EIF: The Story of the Violin

Old College Quad
If it seemed surprising that the Festival was still advertising tickets for sale for Nicola Benedetti’s solo turn at this year’s event on the day before the performances, then that was possibly because it was not what I had expected. It may be my mistake, but I had assumed that “The Story of the Violin” would be Nicky in her education persona with a family show about the history of her instrument and its pivotal place in the development of music. Instead, and not in any way second-best, the title masked a recital of solo repertoire, virtuosic stuff that spanned 250 years of composition.
It was, in fact, exactly the sort of thing a festival’s “artist in residence” might be expected to perform, between her concerts of early Italian repertoire and music by anniversary year composer Igor Stravinsky. There was no script and very little narrative, and, as she admitted at the start, the real “story of the violin” was a much bigger and longer one than she could attempt to tell in an hour.

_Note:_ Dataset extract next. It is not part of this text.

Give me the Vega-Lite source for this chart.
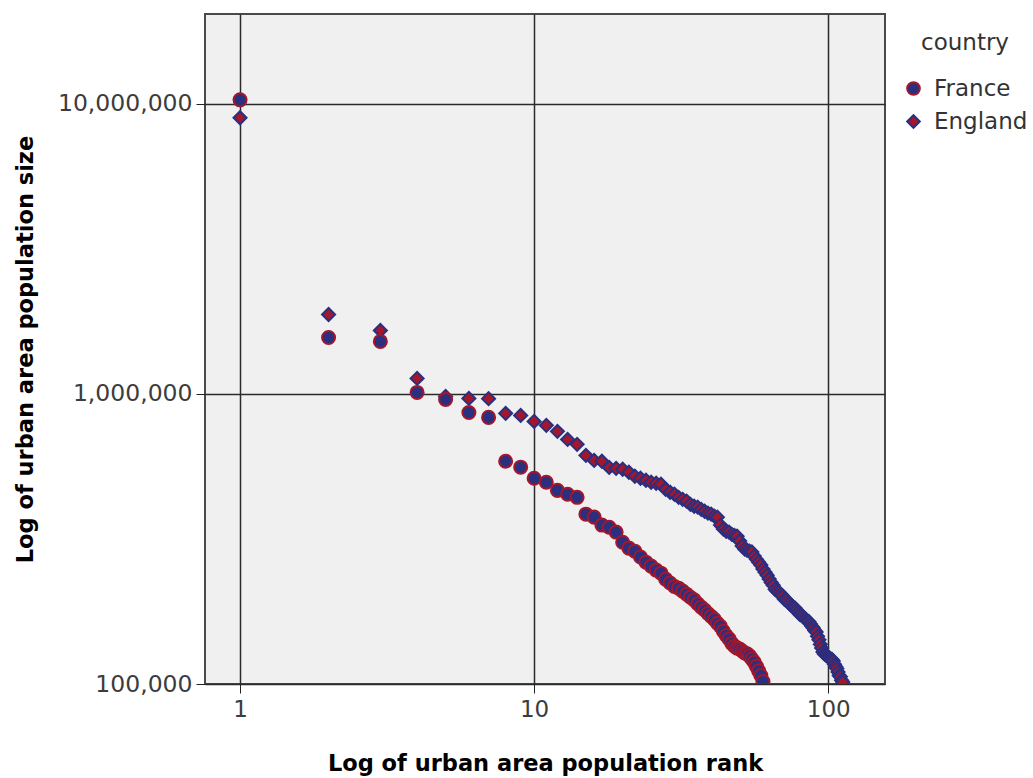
{
  "$schema": "https://vega.github.io/schema/vega-lite/v6.json",
  "autosize": {"type": "none"},
  "padding": {"left": 205, "top": 14, "right": 148, "bottom": 94},
  "width": 680,
  "height": 670,
  "background": "white",
  "config": {
    "view": {"fill": "#f0f0f0", "stroke": "#4a4a4a", "strokeWidth": 2},
    "font": "DejaVu Sans",
    "legend": {
      "orient": "none", "legendX": 697, "legendY": 18,
      "titleFont": "DejaVu Sans", "titleFontSize": 23, "titleFontWeight": "normal", "titleColor": "#333",
      "titleAnchor": "middle", "titlePadding": 22,
      "labelFont": "DejaVu Sans", "labelFontSize": 23, "labelColor": "#333",
      "symbolSize": 160, "symbolStrokeWidth": 2, "rowPadding": 9, "labelOffset": 9
    }
  },
  "data": {
    "values": [
      {"country":"England","rank":1,"population":8950000},
      {"country":"England","rank":2,"population":1878000},
      {"country":"England","rank":3,"population":1654000},
      {"country":"England","rank":4,"population":1131000},
      {"country":"England","rank":5,"population":980000},
      {"country":"England","rank":6,"population":965000},
      {"country":"England","rank":7,"population":963000},
      {"country":"England","rank":8,"population":857000},
      {"country":"England","rank":9,"population":843000},
      {"country":"England","rank":10,"population":804000},
      {"country":"England","rank":11,"population":779000},
      {"country":"England","rank":12,"population":743000},
      {"country":"England","rank":13,"population":697000},
      {"country":"England","rank":14,"population":670000},
      {"country":"England","rank":15,"population":614000},
      {"country":"England","rank":16,"population":590000},
      {"country":"England","rank":17,"population":586000},
      {"country":"England","rank":18,"population":558000},
      {"country":"England","rank":19,"population":554000},
      {"country":"England","rank":20,"population":550000},
      {"country":"England","rank":21,"population":537000},
      {"country":"England","rank":22,"population":520000},
      {"country":"England","rank":23,"population":512000},
      {"country":"England","rank":24,"population":504000},
      {"country":"England","rank":25,"population":496000},
      {"country":"England","rank":26,"population":492000},
      {"country":"England","rank":27,"population":488000},
      {"country":"England","rank":28,"population":469000},
      {"country":"England","rank":29,"population":458000},
      {"country":"England","rank":30,"population":451000},
      {"country":"England","rank":31,"population":440000},
      {"country":"England","rank":32,"population":433000},
      {"country":"England","rank":33,"population":427000},
      {"country":"England","rank":34,"population":416000},
      {"country":"England","rank":35,"population":410000},
      {"country":"England","rank":36,"population":407000},
      {"country":"England","rank":37,"population":400000},
      {"country":"England","rank":38,"population":394000},
      {"country":"England","rank":39,"population":388000},
      {"country":"England","rank":40,"population":385000},
      {"country":"England","rank":41,"population":379000},
      {"country":"England","rank":42,"population":376000},
      {"country":"England","rank":43,"population":353000},
      {"country":"England","rank":44,"population":342000},
      {"country":"England","rank":45,"population":336000},
      {"country":"England","rank":46,"population":334000},
      {"country":"England","rank":47,"population":328000},
      {"country":"England","rank":48,"population":325000},
      {"country":"England","rank":49,"population":323000},
      {"country":"England","rank":50,"population":311000},
      {"country":"England","rank":51,"population":299000},
      {"country":"England","rank":52,"population":292000},
      {"country":"England","rank":53,"population":289000},
      {"country":"England","rank":54,"population":287000},
      {"country":"England","rank":55,"population":285000},
      {"country":"England","rank":56,"population":276000},
      {"country":"England","rank":57,"population":269000},
      {"country":"England","rank":58,"population":263000},
      {"country":"England","rank":59,"population":257000},
      {"country":"England","rank":60,"population":249000},
      {"country":"England","rank":61,"population":243000},
      {"country":"England","rank":62,"population":237000},
      {"country":"England","rank":63,"population":230000},
      {"country":"England","rank":64,"population":224000},
      {"country":"England","rank":65,"population":219000},
      {"country":"England","rank":66,"population":212000},
      {"country":"England","rank":67,"population":209000},
      {"country":"England","rank":68,"population":207000},
      {"country":"England","rank":69,"population":204000},
      {"country":"England","rank":70,"population":201000},
      {"country":"England","rank":71,"population":196000},
      {"country":"England","rank":72,"population":195000},
      {"country":"England","rank":73,"population":192000},
      {"country":"England","rank":74,"population":189000},
      {"country":"England","rank":75,"population":186000},
      {"country":"England","rank":76,"population":184000},
      {"country":"England","rank":77,"population":183000},
      {"country":"England","rank":78,"population":180000},
      {"country":"England","rank":79,"population":177000},
      {"country":"England","rank":80,"population":174000},
      {"country":"England","rank":81,"population":173000},
      {"country":"England","rank":82,"population":171000},
      {"country":"England","rank":83,"population":169000},
      {"country":"England","rank":84,"population":167000},
      {"country":"England","rank":85,"population":165000},
      {"country":"England","rank":86,"population":164000},
      {"country":"England","rank":87,"population":161000},
      {"country":"England","rank":88,"population":158000},
      {"country":"England","rank":89,"population":156000},
      {"country":"England","rank":90,"population":153000},
      {"country":"England","rank":91,"population":151000},
      {"country":"England","rank":92,"population":146000},
      {"country":"England","rank":93,"population":142000},
      {"country":"England","rank":94,"population":137000},
      {"country":"England","rank":95,"population":133000},
      {"country":"England","rank":96,"population":129000},
      {"country":"England","rank":97,"population":127000},
      {"country":"England","rank":98,"population":126000},
      {"country":"England","rank":99,"population":125000},
      {"country":"England","rank":100,"population":124000},
      {"country":"England","rank":101,"population":123000},
      {"country":"England","rank":102,"population":122000},
      {"country":"England","rank":103,"population":121500},
      {"country":"England","rank":104,"population":120000},
      {"country":"England","rank":105,"population":117000},
      {"country":"England","rank":106,"population":115000},
      {"country":"England","rank":107,"population":113000},
      {"country":"England","rank":108,"population":110000},
      {"country":"England","rank":109,"population":107000},
      {"country":"England","rank":110,"population":106000},
      {"country":"England","rank":111,"population":103000},
      {"country":"England","rank":112,"population":101600},
      {"country":"France","rank":1,"population":10320000},
      {"country":"France","rank":2,"population":1565000},
      {"country":"France","rank":3,"population":1517000},
      {"country":"France","rank":4,"population":1012000},
      {"country":"France","rank":5,"population":957000},
      {"country":"France","rank":6,"population":863000},
      {"country":"France","rank":7,"population":830000},
      {"country":"France","rank":8,"population":586000},
      {"country":"France","rank":9,"population":559000},
      {"country":"France","rank":10,"population":512000},
      {"country":"France","rank":11,"population":496000},
      {"country":"France","rank":12,"population":465000},
      {"country":"France","rank":13,"population":451000},
      {"country":"France","rank":14,"population":440000},
      {"country":"France","rank":15,"population":385000},
      {"country":"France","rank":16,"population":376000},
      {"country":"France","rank":17,"population":353000},
      {"country":"France","rank":18,"population":347000},
      {"country":"France","rank":19,"population":334000},
      {"country":"France","rank":20,"population":308000},
      {"country":"France","rank":21,"population":294000},
      {"country":"France","rank":22,"population":287000},
      {"country":"France","rank":23,"population":274000},
      {"country":"France","rank":24,"population":263000},
      {"country":"France","rank":25,"population":255000},
      {"country":"France","rank":26,"population":247000},
      {"country":"France","rank":27,"population":241000},
      {"country":"France","rank":28,"population":230000},
      {"country":"France","rank":29,"population":223000},
      {"country":"France","rank":30,"population":217000},
      {"country":"France","rank":31,"population":214000},
      {"country":"France","rank":32,"population":209000},
      {"country":"France","rank":33,"population":204000},
      {"country":"France","rank":34,"population":199000},
      {"country":"France","rank":35,"population":195000},
      {"country":"France","rank":36,"population":189000},
      {"country":"France","rank":37,"population":184000},
      {"country":"France","rank":38,"population":180000},
      {"country":"France","rank":39,"population":175000},
      {"country":"France","rank":40,"population":171000},
      {"country":"France","rank":41,"population":167000},
      {"country":"France","rank":42,"population":162000},
      {"country":"France","rank":43,"population":158000},
      {"country":"France","rank":44,"population":152000},
      {"country":"France","rank":45,"population":147000},
      {"country":"France","rank":46,"population":143000},
      {"country":"France","rank":47,"population":138000},
      {"country":"France","rank":48,"population":135000},
      {"country":"France","rank":49,"population":133000},
      {"country":"France","rank":50,"population":132000},
      {"country":"France","rank":51,"population":130000},
      {"country":"France","rank":52,"population":128000},
      {"country":"France","rank":53,"population":127000},
      {"country":"France","rank":54,"population":125000},
      {"country":"France","rank":55,"population":122000},
      {"country":"France","rank":56,"population":119000},
      {"country":"France","rank":57,"population":115000},
      {"country":"France","rank":58,"population":111000},
      {"country":"France","rank":59,"population":107000},
      {"country":"France","rank":60,"population":102000}
    ]
  },
  "mark": {"type": "point", "filled": true, "size": 170, "strokeWidth": 2, "opacity": 1, "clip": true},
  "encoding": {
    "x": {
      "field": "rank", "type": "quantitative",
      "scale": {"type": "log", "domain": [0.76, 156], "nice": false},
      "axis": {
        "title": "Log of urban area population rank",
        "values": [1, 10, 100], "format": "d",
        "domain": false, "tickColor": "#222", "tickSize": 9, "tickWidth": 1,
        "labelFontSize": 23, "labelColor": "#3c3c3c", "labelPadding": 5, "labelFont": "DejaVu Sans",
        "grid": true, "gridColor": "#2a2a2a", "gridWidth": 1.5, "gridOpacity": 1,
        "titleFont": "DejaVu Sans", "titleFontWeight": "bold", "titleFontSize": 22.5, "titleColor": "#000",
        "titleBaseline": "alphabetic", "titleY": 86
      }
    },
    "y": {
      "field": "population", "type": "quantitative",
      "scale": {"type": "log", "domain": [100000, 20400000], "nice": false},
      "axis": {
        "title": "Log of urban area population size",
        "values": [100000, 1000000, 10000000], "format": ",d",
        "domain": false, "tickColor": "#222", "tickSize": 9, "tickWidth": 1,
        "labelFontSize": 23.5, "labelColor": "#3c3c3c", "labelPadding": 4, "labelFont": "DejaVu Sans",
        "grid": true, "gridColor": "#2a2a2a", "gridWidth": 1.5, "gridOpacity": 1,
        "titleFont": "DejaVu Sans", "titleFontWeight": "bold", "titleFontSize": 22.5, "titleColor": "#000",
        "titleBaseline": "alphabetic", "titleX": -173, "titleY": 335, "titleAngle": -90
      }
    },
    "shape": {
      "field": "country", "type": "nominal", "title": "country",
      "scale": {"domain": ["France", "England"], "range": ["circle", "diamond"]}
    },
    "fill": {
      "field": "country", "type": "nominal", "title": "country",
      "scale": {"domain": ["France", "England"], "range": ["#2a2f80", "#a3172c"]}
    },
    "stroke": {
      "field": "country", "type": "nominal", "title": "country",
      "scale": {"domain": ["France", "England"], "range": ["#a3172c", "#2a2f80"]}
    }
  }
}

It was, nonetheless, A Story of the Violin, illustrated with examples of how far four composers have pushed the instrument and the skills of players. Benedetti was hardly idle during lockdown, but it is not fanciful to imagine that she spent some of her time at home honing these demanding solo pieces, and they did have a story to tell.
She began with a Passacaglia from Biber’s Rosary Sonatas, which Rachel Podger memorably performed complete in St Cecilia’s Hall at the last live Edinburgh Festival in 2019, juggling a selection of instruments in different tunings. Virtuoso playing notwithstanding, and sensibly in standard tuning, it was really just a warm-up for the epic Bach Chaconne, from the Second Partita, that followed. It is one of the pinnacles of the violin repertoire, but Benedetti did not treat it as in any way a technical demonstration, being just as concerned with communicating the design of the whole piece.
There was a music stand on stage, but the violinist consulted it very sparingly during her recital, and not at all during the 20 minutes or so of the Bach. This was a programme that has to be memorised and in the fingers to be performed at all – reading the music is not really an option.
That is just as true of the Paganini that followed, the first and last of his 24 Caprices, the final one the most re-used (and sometimes abused) works in the whole history of music. Its violinist composer may indeed have been the “trickster and dramatist” Benedetti described, but she was concerned to let us hear this tune in its original authentic form, not as a mere party-piece. And if Niccolo Paganini really did invent the “Good Evening, Friends” musical sign-off at the start of the 19thcentury, I am not sure I’d appreciated that before.
Concluding with the solo Sonata No 5 in G by Eugene Ysaye from a further century on, and about 100 years ago, was to demonstrate how the techniques Paganini pioneered were put to the service of a new sound world that we are exploring yet. It also showed that the Belgian invented the “unsquare dance” a long time before Dave Brubeck took five.